Begin
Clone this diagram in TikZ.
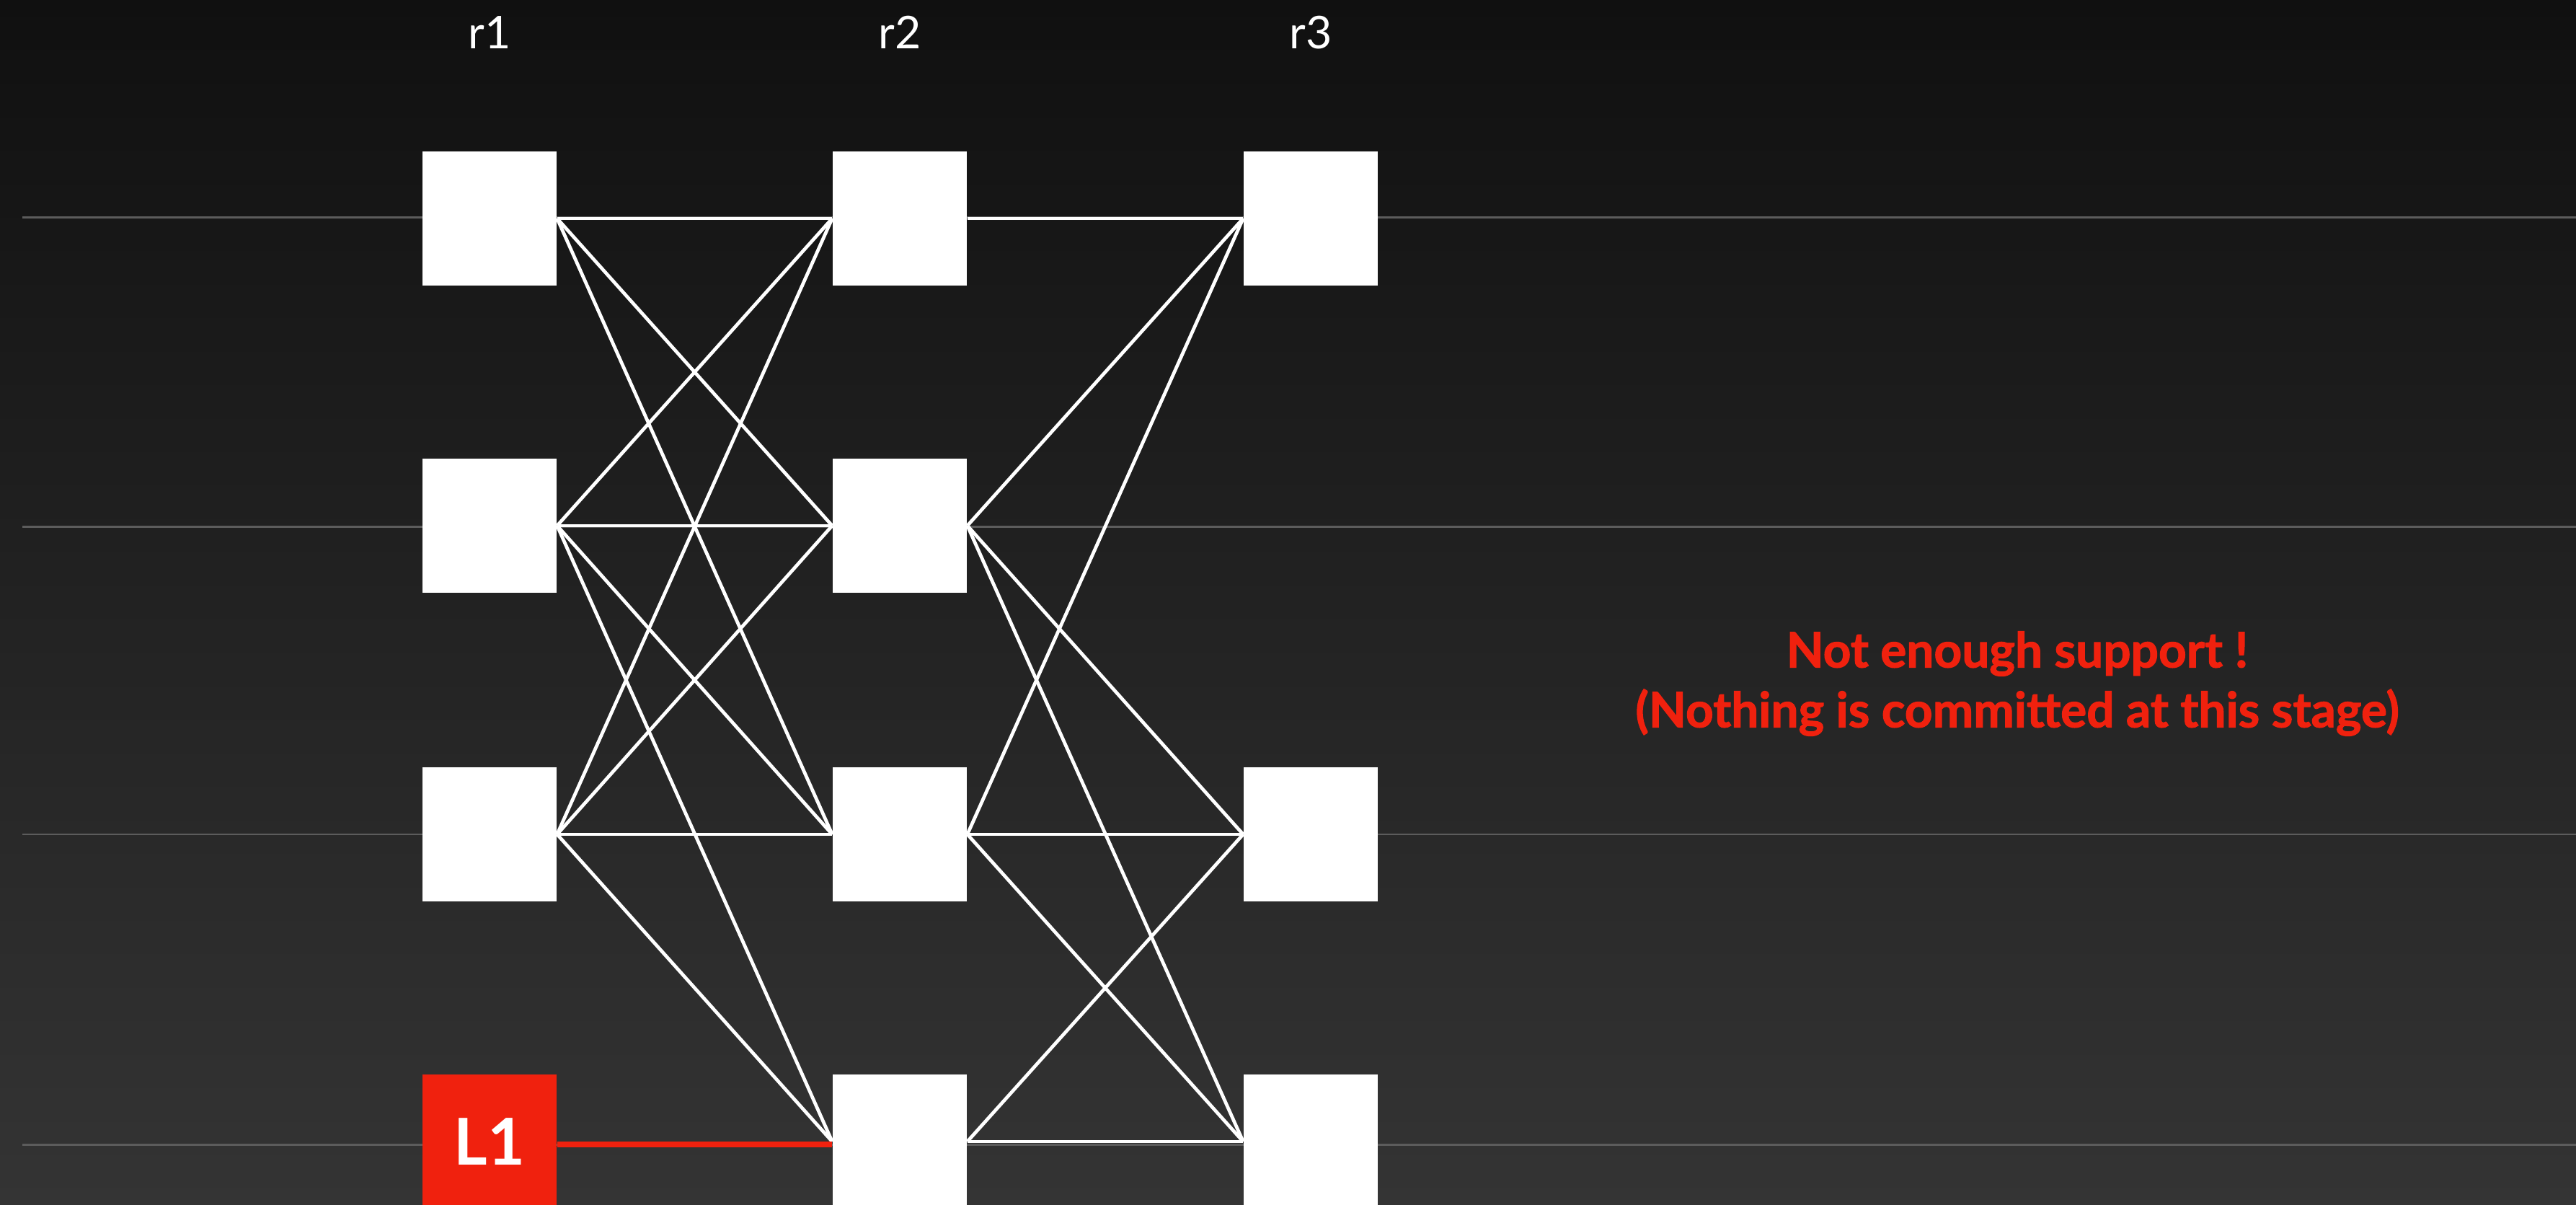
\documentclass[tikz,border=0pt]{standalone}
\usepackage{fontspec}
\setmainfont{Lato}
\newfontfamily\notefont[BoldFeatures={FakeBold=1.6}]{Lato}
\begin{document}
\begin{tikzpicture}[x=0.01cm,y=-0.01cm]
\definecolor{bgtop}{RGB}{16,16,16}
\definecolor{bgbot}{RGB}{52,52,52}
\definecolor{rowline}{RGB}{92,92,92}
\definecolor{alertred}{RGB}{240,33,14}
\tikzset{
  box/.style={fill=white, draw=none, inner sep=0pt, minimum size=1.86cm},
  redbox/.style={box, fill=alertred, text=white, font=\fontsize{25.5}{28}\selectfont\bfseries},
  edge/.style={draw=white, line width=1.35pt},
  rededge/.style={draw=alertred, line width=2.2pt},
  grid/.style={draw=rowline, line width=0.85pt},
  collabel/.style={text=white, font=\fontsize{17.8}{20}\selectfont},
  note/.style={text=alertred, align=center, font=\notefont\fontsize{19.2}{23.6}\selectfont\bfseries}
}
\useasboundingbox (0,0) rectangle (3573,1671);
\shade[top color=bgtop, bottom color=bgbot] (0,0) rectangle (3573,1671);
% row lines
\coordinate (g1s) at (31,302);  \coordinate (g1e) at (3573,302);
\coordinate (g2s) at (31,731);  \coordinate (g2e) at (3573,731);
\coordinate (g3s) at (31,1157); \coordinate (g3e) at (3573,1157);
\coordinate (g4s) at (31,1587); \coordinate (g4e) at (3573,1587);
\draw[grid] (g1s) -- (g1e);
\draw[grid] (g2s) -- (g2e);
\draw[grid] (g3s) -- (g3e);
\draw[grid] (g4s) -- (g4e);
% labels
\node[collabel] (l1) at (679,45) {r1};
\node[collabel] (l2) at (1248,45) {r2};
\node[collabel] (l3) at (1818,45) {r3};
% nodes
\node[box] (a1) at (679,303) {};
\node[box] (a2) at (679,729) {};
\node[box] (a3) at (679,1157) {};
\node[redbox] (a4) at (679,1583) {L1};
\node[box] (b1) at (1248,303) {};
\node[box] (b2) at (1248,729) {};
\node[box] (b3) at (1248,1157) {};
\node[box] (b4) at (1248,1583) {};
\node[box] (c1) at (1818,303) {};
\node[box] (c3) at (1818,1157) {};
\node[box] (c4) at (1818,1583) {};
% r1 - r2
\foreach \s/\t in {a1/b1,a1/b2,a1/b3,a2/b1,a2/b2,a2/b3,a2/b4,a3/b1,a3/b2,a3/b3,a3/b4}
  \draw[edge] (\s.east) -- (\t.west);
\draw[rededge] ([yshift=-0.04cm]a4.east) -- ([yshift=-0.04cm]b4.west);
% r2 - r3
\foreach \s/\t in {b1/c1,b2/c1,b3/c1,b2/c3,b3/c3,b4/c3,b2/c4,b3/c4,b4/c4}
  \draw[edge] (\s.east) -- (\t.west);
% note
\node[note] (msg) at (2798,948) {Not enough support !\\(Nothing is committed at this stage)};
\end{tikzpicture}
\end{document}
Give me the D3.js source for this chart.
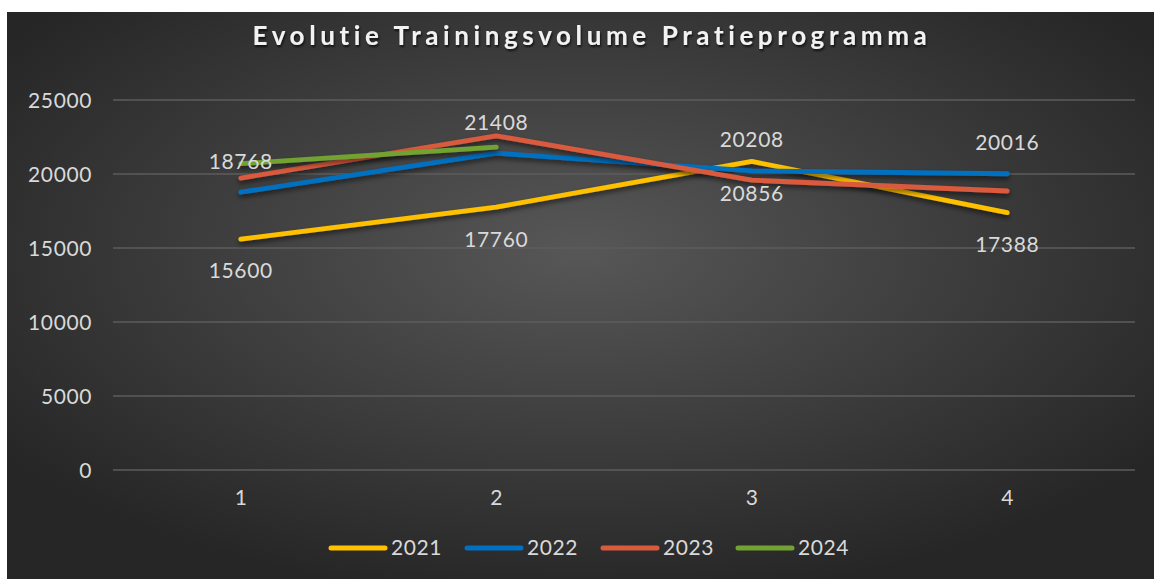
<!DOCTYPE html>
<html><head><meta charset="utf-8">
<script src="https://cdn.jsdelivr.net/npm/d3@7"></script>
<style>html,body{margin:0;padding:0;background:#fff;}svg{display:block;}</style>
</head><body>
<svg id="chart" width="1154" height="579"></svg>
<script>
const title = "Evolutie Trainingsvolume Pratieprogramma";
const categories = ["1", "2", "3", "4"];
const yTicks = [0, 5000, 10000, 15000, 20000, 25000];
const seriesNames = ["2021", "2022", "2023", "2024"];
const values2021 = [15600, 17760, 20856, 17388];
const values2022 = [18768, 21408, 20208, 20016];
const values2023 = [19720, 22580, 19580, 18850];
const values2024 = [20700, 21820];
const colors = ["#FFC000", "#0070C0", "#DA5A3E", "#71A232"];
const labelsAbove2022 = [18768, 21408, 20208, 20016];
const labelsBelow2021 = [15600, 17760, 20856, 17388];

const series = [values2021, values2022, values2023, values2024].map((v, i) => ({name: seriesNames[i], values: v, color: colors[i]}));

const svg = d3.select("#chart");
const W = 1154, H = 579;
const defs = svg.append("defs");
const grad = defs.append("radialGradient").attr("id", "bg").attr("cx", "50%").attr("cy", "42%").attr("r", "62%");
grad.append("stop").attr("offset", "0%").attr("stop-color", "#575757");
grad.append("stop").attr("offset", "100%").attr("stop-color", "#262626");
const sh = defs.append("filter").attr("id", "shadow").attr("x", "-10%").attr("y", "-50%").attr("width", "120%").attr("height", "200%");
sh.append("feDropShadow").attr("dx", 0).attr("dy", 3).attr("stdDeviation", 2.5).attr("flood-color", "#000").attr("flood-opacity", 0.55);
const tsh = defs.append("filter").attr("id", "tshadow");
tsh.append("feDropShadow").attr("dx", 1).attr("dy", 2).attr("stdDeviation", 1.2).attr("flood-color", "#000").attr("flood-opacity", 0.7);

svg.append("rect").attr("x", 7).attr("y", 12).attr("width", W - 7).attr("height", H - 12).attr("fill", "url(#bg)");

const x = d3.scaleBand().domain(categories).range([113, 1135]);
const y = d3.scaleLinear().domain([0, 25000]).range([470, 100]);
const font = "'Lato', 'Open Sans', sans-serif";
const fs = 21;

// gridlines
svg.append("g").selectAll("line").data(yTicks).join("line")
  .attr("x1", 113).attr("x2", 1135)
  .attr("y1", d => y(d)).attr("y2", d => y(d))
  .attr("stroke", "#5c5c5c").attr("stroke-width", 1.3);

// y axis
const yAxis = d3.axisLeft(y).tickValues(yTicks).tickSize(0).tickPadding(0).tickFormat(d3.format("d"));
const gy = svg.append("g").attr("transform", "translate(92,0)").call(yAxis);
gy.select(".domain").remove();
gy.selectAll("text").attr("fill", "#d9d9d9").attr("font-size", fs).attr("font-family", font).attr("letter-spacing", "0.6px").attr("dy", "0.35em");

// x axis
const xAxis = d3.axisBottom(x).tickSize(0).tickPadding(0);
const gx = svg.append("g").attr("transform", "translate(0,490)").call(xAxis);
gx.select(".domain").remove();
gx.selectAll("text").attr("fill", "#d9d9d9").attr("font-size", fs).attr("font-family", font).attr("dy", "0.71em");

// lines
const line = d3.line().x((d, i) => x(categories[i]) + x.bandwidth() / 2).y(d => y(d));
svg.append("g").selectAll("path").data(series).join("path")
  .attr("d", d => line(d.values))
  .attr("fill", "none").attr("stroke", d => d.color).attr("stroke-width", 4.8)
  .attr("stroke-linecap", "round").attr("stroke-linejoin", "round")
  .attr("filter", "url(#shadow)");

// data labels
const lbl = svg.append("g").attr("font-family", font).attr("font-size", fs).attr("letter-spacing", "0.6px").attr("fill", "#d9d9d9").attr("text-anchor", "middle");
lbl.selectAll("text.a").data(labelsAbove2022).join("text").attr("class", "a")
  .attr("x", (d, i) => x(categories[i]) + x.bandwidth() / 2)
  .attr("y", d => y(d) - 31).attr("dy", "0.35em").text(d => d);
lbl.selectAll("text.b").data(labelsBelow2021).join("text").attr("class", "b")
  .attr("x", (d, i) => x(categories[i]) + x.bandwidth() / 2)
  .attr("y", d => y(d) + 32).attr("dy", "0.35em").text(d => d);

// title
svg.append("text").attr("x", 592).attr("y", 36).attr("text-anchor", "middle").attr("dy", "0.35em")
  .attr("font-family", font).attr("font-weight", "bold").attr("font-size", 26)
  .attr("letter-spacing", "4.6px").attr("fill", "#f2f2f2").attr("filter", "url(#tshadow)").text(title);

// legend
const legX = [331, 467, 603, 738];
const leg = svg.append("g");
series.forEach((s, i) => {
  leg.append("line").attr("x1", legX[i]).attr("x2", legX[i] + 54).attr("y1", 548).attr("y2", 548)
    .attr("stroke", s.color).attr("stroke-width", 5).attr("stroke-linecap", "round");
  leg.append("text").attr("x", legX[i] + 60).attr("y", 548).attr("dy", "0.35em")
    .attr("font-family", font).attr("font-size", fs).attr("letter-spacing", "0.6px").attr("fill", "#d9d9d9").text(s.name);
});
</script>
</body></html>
End
**Given problem**
Omit all pictures, and reproduce exactly the lines from the one holding "Give me the D3.js source for this chart." through the one holding "values2023, values2024].map((v, i)", both included.

**Final result**
Give me the D3.js source for this chart.
<!DOCTYPE html>
<html><head><meta charset="utf-8">
<script src="https://cdn.jsdelivr.net/npm/d3@7"></script>
<style>html,body{margin:0;padding:0;background:#fff;}svg{display:block;}</style>
</head><body>
<svg id="chart" width="1154" height="579"></svg>
<script>
const title = "Evolutie Trainingsvolume Pratieprogramma";
const categories = ["1", "2", "3", "4"];
const yTicks = [0, 5000, 10000, 15000, 20000, 25000];
const seriesNames = ["2021", "2022", "2023", "2024"];
const values2021 = [15600, 17760, 20856, 17388];
const values2022 = [18768, 21408, 20208, 20016];
const values2023 = [19720, 22580, 19580, 18850];
const values2024 = [20700, 21820];
const colors = ["#FFC000", "#0070C0", "#DA5A3E", "#71A232"];
const labelsAbove2022 = [18768, 21408, 20208, 20016];
const labelsBelow2021 = [15600, 17760, 20856, 17388];

const series = [values2021, values2022, values2023, values2024].map((v, i) => ({name: seriesNames[i], values: v, color: colors[i]}));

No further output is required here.